--- Begin Data ---
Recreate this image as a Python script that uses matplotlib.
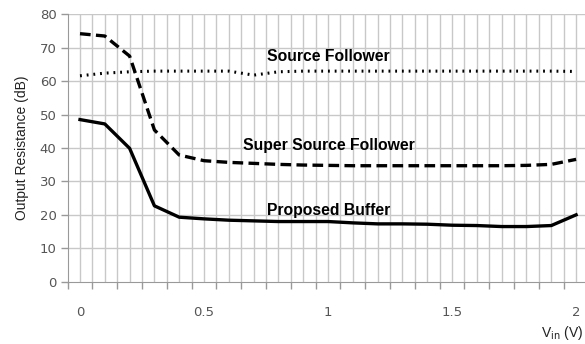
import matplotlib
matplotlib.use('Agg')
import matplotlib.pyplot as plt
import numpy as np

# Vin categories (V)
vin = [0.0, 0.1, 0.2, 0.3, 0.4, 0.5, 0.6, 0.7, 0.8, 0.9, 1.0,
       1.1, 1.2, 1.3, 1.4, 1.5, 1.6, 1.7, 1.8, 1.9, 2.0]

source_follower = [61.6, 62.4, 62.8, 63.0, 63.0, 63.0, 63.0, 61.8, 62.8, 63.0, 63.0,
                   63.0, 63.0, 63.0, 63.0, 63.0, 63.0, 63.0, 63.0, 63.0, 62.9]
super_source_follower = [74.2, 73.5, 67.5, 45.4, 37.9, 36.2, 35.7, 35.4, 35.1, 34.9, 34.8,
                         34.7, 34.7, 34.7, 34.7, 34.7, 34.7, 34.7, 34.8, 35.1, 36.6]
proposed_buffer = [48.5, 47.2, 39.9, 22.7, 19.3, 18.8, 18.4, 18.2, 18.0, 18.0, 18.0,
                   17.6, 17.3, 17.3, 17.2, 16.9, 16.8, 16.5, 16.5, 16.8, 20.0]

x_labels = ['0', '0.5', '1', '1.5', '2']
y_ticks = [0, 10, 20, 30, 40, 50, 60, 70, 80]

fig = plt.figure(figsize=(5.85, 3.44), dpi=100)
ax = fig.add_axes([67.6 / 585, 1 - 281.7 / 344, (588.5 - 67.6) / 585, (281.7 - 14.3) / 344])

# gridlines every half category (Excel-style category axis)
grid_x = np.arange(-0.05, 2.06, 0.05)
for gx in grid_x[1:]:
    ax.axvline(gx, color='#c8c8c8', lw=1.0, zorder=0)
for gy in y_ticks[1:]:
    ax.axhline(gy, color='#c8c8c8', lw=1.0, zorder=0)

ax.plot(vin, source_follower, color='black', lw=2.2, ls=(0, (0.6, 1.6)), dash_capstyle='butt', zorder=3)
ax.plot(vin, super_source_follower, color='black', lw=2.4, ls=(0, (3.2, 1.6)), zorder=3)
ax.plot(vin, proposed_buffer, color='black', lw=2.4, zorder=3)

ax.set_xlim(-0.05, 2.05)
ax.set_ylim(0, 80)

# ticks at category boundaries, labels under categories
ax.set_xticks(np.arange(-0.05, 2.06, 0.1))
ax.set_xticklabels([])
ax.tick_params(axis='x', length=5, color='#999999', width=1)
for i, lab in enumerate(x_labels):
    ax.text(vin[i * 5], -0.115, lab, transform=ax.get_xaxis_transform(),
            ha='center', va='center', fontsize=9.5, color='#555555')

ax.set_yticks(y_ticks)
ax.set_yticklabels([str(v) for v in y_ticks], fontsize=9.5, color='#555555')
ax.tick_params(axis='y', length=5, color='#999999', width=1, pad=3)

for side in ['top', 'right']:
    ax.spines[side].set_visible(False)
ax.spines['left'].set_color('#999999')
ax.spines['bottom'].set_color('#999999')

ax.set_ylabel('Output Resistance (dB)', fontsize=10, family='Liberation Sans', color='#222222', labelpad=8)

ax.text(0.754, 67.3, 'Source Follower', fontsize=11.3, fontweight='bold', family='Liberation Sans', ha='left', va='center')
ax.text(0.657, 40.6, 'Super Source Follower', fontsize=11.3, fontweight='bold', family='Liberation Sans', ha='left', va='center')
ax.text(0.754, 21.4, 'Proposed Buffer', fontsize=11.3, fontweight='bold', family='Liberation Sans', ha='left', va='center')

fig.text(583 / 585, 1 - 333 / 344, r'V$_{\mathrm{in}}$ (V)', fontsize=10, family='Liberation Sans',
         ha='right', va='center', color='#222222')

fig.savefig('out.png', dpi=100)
--- End Data ---
▸ **Task brief**
Repeat only the lines between the start of the data and the line with "ax.plot(vin, proposed_buffer, color='black', lw=2.4, zorder=3)", including those two lines, and skip the pictures.

▸ **Written solution**
Recreate this image as a Python script that uses matplotlib.
import matplotlib
matplotlib.use('Agg')
import matplotlib.pyplot as plt
import numpy as np

# Vin categories (V)
vin = [0.0, 0.1, 0.2, 0.3, 0.4, 0.5, 0.6, 0.7, 0.8, 0.9, 1.0,
       1.1, 1.2, 1.3, 1.4, 1.5, 1.6, 1.7, 1.8, 1.9, 2.0]

source_follower = [61.6, 62.4, 62.8, 63.0, 63.0, 63.0, 63.0, 61.8, 62.8, 63.0, 63.0,
                   63.0, 63.0, 63.0, 63.0, 63.0, 63.0, 63.0, 63.0, 63.0, 62.9]
super_source_follower = [74.2, 73.5, 67.5, 45.4, 37.9, 36.2, 35.7, 35.4, 35.1, 34.9, 34.8,
                         34.7, 34.7, 34.7, 34.7, 34.7, 34.7, 34.7, 34.8, 35.1, 36.6]
proposed_buffer = [48.5, 47.2, 39.9, 22.7, 19.3, 18.8, 18.4, 18.2, 18.0, 18.0, 18.0,
                   17.6, 17.3, 17.3, 17.2, 16.9, 16.8, 16.5, 16.5, 16.8, 20.0]

x_labels = ['0', '0.5', '1', '1.5', '2']
y_ticks = [0, 10, 20, 30, 40, 50, 60, 70, 80]

fig = plt.figure(figsize=(5.85, 3.44), dpi=100)
ax = fig.add_axes([67.6 / 585, 1 - 281.7 / 344, (588.5 - 67.6) / 585, (281.7 - 14.3) / 344])

# gridlines every half category (Excel-style category axis)
grid_x = np.arange(-0.05, 2.06, 0.05)
for gx in grid_x[1:]:
    ax.axvline(gx, color='#c8c8c8', lw=1.0, zorder=0)
for gy in y_ticks[1:]:
    ax.axhline(gy, color='#c8c8c8', lw=1.0, zorder=0)

ax.plot(vin, source_follower, color='black', lw=2.2, ls=(0, (0.6, 1.6)), dash_capstyle='butt', zorder=3)
ax.plot(vin, super_source_follower, color='black', lw=2.4, ls=(0, (3.2, 1.6)), zorder=3)
ax.plot(vin, proposed_buffer, color='black', lw=2.4, zorder=3)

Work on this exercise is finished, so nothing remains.